Por Mario Halevi

Es el segundo cuento que publicamos de este escritor radicado en Ciudad de Panamá. Son de esas narraciones breves que algunos llaman crípticas, instantaneas que capturan un momento reflexivo e introspectivo pero cuyo siginificado ulterior nos tocas a nosotros -sus lectores- desentrañar. ¿Tendrá Covid algo que ver con esto?


e il naufragar m’è dolce in questo mare.

              G. Leopardi

Asómate un instante al precipicio.” La voz reverbera en el pasillo tras mis pasos. Nunca logro distinguir si es masculina o femenina. El caso es que las voces han vuelto desde hace algunos días y no paran de repetir la misma frase: “Asómate un instante al precipicio.

Vuelvo a mi cuarto sin decir nada, como dándole la espalda al ángel de mi destrucción. Y al cerrar la puerta me hundo en una penumbra llena de olores rancios; distingo el sudor acre en la almohada y en las sábanas percudidas, y la humedad que brota del suelo y las paredes con olor a moho y oscuridad.  Unos dedos de luz atraviesan la persiana resquebrajada y las quemaduras de cigarrillo en la cortina; haces de luz que me descubren universos de polvo en suspensión. Universos que recorro imaginando encontrar el planeta de la gente como yo, el pato feo que nunca encuentra el lago de los cisnes.

Esta no es mi habitación. Es la de mi hermano, que lo da todo por la patria y pasa temporadas en un cuarto prestado de la casa cuartel.  Pero siempre vuelve y por eso todo huele a la versión sucia de él, a su abandono, a su eterno cabreo por tener un hermano así.  

Así. Sin definición concreta de ser esto o ser aquello. Puede que ser así sea la descripción genérica más adecuada al cúmulo de anomalías que constituyen mi existencia.  A ser drogadicto, poeta, insociable, loco o perturbado. A ser un anormal que percibe las cosas insignificantes con magnitud desmesurada.  Así.  Este cuarto es su venganza. La estancia olvidada que nadie limpia. Una cama plegable al lado de la ventana, junto a su cama de Ikea de dos metros. El mío, mi cuarto, se convirtió en costurero el día en que me condenaron a tres años y un día de prisión que conmutaron por el sanatorio mental del que me acaban de dar el alta.

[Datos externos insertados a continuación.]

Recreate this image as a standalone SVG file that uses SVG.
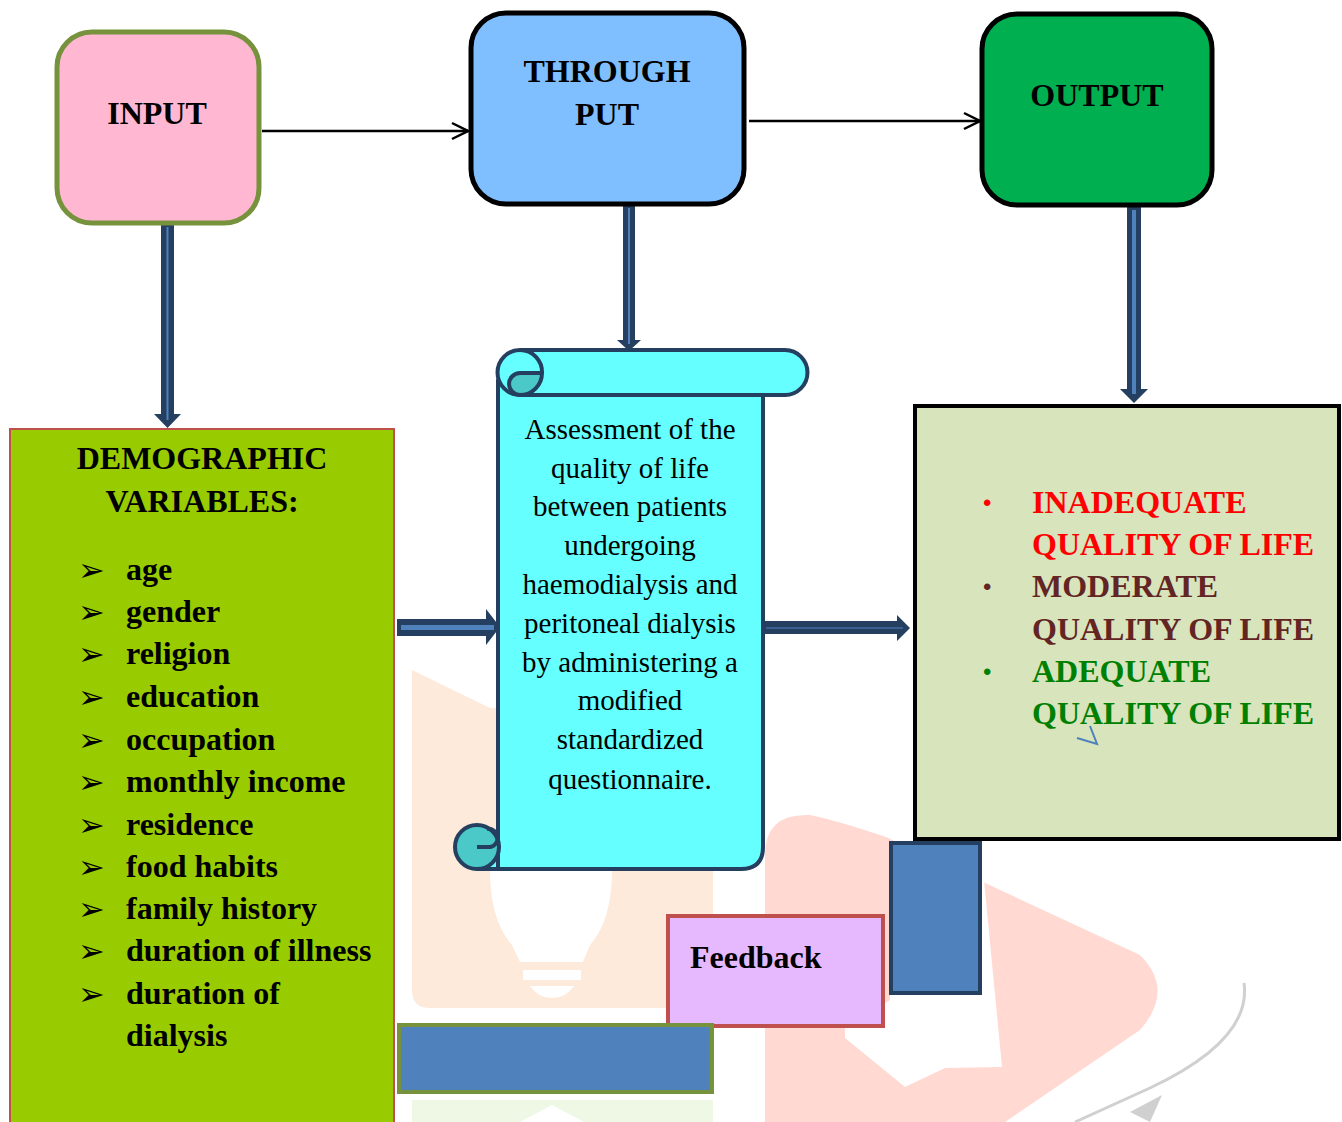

Retorno de mi breve viaje a mis universos de polvo y decido salir de la habitación al escuchar la llave girando en la puerta del apartamento, el ruido del llavero sobre la repisa de mármol; la respiración agitada de mi madre y la gata negra que maúlla y ahora estará enredándose entre sus tobillos gruesos llenos de varices.  Vuelve del ambulatorio y de hacer la compra. El ruido de las bolsas de plástico es ensordecedor, desagradable. Me doy la vuelta para volverme al cuarto, pero ella dice espera, toma.  Saca, junto a unas lechugas empaquetadas, un papel con la nueva cita con el psiquiatra.  Dentro de tres meses, no se puede antes, dice.

Por unos segundos la abertura del carro de la compra exhala olor a pan recién hecho, y me siento vivo. Solo las manos de mi madre, largas y delgadas, me recuerdan que la muerte existe y nos acompaña, cubriéndonos con su velo invisible. Tengo un deseo ahogado en el pecho, un deseo de decirle que la quiero y que me perdone por ser “así”.  Un deseo animal e instintivo, como si se me fuera la vida. Pero sería inútil, y me trago la emoción igual que una pócima amarga.

Dentro de tres meses, repite, alargándome el papel de la cita con su mano de muerta y su mirada impenetrable, gris, como dos botones de ónix. 

La vida de un mosquito dura tres meses como máximo, lo leí siendo niño.  Ayer mi madre le dijo a la vecina que el chupóptero había vuelto, las escuché conversando en el rellano de la escalera.  Comprendo de pronto la asociación de pensamientos, la conexión neuronal de dos hechos que hoy se me revelan igual que una profecía escrita en la pared.    

Cuando logro levantar la persiana rota, el sol del mediodía entra tibio y me ciega unos segundos, hasta que todo se va haciendo más claro.  Los contornos precisos y afilados de los edificios y las calles me llegan limpios y luminosos, como en una visión.  Más allá, en un parquecillo, unos niños juegan con una pelota; alrededor la gente camina de prisa, esquivando seres y objetos con una matemática incomprensible.  Los coches, en cambio, transcurren silenciosos y lentos.   

Desde este décimo piso, desde esta ventana al precipicio, solo escucho mi respiración, porque el ruido del mundo me llega amortiguado, despojado de virtudes y malicias. Y si cierro los ojos escucho el mar.


Mario Halevi es escritor y poeta, residente actual y temporalmente en Panamá; luego de haber vivido en Kenia, Tenerife, Zaragoza, Sevilla y Londres.